Coaches smooth transition home from the hospital
April 10, 2012By Taunya English
This fall, the federal government will cut Medicare payments to hospitals that have higher-than-expected readmission rates. Several medical centers in the region are testing pilot programs to prevent that financial penalty.
Frequent fliers are great customers in the airline industry. In health care, bounce-backs are a bad thing – costly and often preventable.
One of those working to prevent them is Lynette Newkirk, director of case management who helped develop the COACH -- Collaborating Options Across the Continuum of Healthcare -- program at South Jersey Healthcare in Vineland, N.J.

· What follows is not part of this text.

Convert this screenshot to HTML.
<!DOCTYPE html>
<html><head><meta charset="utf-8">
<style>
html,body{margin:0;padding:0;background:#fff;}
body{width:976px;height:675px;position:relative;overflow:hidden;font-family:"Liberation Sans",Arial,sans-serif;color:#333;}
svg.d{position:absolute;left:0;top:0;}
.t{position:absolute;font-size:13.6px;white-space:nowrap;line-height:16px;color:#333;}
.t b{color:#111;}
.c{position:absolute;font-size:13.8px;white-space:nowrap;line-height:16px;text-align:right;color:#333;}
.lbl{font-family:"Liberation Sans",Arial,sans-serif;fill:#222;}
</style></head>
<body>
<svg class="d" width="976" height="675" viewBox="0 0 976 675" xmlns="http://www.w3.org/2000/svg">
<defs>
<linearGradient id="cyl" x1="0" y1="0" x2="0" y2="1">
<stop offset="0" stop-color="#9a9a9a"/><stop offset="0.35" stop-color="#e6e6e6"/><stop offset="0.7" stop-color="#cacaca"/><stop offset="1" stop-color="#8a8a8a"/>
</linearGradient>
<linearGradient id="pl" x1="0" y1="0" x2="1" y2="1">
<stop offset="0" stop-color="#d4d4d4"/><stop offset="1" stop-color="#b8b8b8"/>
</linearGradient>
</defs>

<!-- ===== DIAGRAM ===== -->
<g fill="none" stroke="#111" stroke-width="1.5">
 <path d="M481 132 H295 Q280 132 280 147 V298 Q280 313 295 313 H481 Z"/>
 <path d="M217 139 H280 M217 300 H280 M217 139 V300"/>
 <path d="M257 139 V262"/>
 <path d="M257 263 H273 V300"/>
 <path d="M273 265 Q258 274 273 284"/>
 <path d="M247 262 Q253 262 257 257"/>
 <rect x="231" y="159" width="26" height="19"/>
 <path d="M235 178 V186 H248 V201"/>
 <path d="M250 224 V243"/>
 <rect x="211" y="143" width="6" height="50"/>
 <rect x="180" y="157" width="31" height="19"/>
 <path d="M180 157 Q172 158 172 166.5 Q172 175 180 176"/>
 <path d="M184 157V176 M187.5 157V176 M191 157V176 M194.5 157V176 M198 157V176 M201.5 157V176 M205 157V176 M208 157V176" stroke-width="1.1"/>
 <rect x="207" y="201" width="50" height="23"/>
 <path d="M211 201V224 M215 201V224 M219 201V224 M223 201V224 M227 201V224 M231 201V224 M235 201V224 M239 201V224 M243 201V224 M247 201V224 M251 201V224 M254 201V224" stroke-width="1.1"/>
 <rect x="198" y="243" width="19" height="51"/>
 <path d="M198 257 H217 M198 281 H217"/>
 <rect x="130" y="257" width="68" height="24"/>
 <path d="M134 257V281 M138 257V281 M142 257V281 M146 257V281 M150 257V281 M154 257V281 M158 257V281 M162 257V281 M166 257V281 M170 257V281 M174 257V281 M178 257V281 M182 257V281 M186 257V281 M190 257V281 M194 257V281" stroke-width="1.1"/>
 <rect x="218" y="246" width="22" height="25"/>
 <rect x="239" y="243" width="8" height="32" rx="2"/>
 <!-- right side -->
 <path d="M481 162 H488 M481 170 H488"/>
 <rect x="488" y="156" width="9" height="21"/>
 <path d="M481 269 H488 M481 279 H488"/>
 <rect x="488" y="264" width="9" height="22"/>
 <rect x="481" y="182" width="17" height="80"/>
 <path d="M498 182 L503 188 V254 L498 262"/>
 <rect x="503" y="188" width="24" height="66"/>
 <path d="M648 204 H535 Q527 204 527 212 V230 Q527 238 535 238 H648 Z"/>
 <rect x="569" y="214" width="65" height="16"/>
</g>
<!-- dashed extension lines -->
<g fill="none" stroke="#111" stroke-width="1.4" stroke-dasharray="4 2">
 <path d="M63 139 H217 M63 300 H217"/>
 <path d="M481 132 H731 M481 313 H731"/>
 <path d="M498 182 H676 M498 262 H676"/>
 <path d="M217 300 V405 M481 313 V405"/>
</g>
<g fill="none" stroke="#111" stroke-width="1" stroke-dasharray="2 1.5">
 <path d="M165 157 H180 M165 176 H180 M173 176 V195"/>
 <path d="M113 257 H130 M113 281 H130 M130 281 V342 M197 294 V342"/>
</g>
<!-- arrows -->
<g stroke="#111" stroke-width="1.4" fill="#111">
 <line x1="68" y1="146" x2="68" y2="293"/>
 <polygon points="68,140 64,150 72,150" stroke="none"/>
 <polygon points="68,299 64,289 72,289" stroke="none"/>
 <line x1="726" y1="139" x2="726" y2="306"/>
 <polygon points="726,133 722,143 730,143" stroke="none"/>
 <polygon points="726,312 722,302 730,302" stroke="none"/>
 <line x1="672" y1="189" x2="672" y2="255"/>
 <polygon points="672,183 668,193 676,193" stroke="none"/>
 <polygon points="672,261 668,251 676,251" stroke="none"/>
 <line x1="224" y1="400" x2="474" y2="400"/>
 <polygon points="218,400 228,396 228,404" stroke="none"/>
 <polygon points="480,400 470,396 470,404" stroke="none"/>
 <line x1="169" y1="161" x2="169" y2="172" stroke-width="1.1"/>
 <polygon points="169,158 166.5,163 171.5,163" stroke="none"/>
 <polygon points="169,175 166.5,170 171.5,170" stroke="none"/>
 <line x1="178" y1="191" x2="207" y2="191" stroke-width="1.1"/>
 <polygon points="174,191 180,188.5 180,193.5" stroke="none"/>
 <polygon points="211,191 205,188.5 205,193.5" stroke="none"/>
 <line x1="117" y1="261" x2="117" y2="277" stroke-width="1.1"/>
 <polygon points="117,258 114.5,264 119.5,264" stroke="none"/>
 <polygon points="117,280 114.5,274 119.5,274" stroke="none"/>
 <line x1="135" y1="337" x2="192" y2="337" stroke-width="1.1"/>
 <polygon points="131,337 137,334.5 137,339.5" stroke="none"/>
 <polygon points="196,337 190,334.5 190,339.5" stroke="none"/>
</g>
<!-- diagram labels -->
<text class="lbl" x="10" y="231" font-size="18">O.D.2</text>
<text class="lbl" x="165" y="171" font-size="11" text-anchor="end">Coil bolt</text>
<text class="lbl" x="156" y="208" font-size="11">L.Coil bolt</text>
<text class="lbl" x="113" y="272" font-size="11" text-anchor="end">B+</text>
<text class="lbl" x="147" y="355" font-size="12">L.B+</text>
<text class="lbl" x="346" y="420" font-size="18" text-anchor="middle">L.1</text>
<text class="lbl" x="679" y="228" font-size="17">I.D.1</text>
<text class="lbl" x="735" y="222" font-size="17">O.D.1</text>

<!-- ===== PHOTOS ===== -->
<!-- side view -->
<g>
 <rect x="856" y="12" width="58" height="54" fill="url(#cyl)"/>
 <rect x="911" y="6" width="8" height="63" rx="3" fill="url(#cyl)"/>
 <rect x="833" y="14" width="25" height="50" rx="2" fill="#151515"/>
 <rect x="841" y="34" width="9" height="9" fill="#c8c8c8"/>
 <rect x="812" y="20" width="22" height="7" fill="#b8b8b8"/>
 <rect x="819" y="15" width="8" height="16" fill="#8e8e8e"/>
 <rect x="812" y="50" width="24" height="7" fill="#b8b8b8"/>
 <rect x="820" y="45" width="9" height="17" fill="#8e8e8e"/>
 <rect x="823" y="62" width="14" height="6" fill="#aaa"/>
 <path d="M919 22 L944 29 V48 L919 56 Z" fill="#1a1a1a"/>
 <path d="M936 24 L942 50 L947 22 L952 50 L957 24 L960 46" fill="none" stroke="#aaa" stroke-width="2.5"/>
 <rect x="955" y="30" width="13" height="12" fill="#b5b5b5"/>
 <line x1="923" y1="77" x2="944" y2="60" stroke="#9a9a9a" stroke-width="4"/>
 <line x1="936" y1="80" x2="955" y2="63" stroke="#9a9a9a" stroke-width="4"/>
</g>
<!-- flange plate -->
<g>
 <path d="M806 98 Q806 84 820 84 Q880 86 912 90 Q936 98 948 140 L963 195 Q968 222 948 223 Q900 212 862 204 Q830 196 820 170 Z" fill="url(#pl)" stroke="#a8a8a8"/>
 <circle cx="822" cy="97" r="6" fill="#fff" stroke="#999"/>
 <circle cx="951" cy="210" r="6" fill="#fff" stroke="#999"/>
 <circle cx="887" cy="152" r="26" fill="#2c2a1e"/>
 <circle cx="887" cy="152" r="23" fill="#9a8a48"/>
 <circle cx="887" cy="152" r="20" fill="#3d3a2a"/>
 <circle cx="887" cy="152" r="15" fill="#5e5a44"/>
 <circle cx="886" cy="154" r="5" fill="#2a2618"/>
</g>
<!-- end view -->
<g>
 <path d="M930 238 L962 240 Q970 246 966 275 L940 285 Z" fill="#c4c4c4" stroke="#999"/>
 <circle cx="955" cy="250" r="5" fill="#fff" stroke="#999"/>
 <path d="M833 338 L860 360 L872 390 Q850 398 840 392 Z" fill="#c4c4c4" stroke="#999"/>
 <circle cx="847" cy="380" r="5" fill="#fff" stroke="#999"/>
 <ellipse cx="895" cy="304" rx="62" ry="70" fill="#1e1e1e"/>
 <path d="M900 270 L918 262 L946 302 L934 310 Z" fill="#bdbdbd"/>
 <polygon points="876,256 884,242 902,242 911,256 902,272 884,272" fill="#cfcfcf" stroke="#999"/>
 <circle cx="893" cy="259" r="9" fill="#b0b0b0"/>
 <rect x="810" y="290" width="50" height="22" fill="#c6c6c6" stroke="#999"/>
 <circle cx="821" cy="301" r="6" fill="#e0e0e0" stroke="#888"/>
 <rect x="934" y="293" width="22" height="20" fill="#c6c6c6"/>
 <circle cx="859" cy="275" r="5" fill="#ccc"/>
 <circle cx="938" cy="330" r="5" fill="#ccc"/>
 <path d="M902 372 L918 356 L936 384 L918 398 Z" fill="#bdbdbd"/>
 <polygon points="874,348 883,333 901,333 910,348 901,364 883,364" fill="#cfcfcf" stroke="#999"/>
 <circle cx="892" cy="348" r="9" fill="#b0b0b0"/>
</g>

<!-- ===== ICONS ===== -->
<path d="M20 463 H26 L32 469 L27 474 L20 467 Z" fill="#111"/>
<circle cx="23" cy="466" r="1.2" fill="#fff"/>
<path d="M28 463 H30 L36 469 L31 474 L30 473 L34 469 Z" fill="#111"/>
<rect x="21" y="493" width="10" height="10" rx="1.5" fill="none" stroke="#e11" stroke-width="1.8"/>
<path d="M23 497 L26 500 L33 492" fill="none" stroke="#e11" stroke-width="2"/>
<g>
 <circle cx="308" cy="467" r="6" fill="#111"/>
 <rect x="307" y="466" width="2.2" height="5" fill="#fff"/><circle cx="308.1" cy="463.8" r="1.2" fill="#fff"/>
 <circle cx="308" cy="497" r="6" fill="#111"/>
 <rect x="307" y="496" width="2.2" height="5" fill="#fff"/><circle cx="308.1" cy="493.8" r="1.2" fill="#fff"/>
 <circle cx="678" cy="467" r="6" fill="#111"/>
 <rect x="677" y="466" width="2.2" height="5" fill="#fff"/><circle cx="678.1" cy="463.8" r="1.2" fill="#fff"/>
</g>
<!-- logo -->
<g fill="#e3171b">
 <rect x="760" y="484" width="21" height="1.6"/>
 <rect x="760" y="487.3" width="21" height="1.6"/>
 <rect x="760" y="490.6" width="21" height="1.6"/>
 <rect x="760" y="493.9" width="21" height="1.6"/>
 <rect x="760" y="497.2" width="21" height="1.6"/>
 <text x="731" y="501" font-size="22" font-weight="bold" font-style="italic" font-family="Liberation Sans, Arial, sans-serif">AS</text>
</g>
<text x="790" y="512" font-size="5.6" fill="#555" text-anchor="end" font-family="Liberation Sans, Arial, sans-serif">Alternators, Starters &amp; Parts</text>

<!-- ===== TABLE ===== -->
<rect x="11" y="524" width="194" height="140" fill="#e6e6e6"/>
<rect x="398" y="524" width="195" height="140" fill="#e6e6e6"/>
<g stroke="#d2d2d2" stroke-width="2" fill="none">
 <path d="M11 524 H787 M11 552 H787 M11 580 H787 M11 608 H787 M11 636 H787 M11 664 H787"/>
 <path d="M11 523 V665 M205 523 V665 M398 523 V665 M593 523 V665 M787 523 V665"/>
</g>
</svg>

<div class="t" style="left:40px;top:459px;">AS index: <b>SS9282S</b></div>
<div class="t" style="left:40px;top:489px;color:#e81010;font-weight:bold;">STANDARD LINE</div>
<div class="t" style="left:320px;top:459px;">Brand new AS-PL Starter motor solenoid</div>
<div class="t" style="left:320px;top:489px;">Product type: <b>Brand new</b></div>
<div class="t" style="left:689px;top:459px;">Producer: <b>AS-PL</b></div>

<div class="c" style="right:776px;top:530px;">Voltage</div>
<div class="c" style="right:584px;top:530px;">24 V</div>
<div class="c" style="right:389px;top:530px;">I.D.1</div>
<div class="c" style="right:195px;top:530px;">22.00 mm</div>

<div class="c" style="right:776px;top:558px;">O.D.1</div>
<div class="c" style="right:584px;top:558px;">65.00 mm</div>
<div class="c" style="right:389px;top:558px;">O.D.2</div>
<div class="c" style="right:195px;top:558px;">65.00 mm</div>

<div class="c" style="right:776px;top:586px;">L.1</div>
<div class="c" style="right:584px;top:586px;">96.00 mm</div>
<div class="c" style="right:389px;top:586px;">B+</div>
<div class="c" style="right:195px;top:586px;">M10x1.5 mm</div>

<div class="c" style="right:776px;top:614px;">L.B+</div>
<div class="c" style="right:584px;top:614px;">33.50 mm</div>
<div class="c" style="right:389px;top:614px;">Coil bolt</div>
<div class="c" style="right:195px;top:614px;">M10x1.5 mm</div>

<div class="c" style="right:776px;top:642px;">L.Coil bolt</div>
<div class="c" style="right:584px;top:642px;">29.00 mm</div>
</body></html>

Newkirk says her hospital staff is communicating more with insurance providers, nursing homes, rehab centers and other extended-care facilities.
"Everybody is in this together. They are telling us we need to get together and work out smooth transitions of care for our patients, smooth handoffs," Newkirk said. "Everybody on the same page for this patient, and not functioning in silos anymore."
South Jersey's coaches expedite follow-up visits for patients with a primary care doctor. When patients make that call, sometimes needed care never happens.
"They may go home and not call initially, wait a couple of days," Newkirk said. "They may call and say, 'I'm calling to make an appointment with the doctor' but not mention they were in the hospital, and those appointments can be delayed."
The COACH program begins with a case manager providing a bedside consultation before discharge, then there's an in-home visit within 24 hours to check prescriptions.
"We are reviewing the list that we have and we are asking the patient to pull together all the medicines in their home and make sure that it matches up," Newkirk said. "We also look in their cabinet and talk about the type things that they are eating that may contribute to them having a relapse in their condition."
About 300 patients have participated so far, and the readmission rate for the group has dropped by 18 percent.
Newkirk says she reorganized her department -- and reduced the number of managers -- to free up more people to work directly with COACH patients. For now, the program is focused on heart attack, pneumonia, chronic obstructive pulmonary disease, chronic bronchitis and heart failure.
Newkirk thinks the program is a success, but says without additional funding help it would be too costly to expand to other patients.
Avoiding bounce-backs is part of the federal health law plan to lower costs. A national study from 2003 and 2004 found that one in five Medicare patients landed back in the hospital within 30 days of discharge.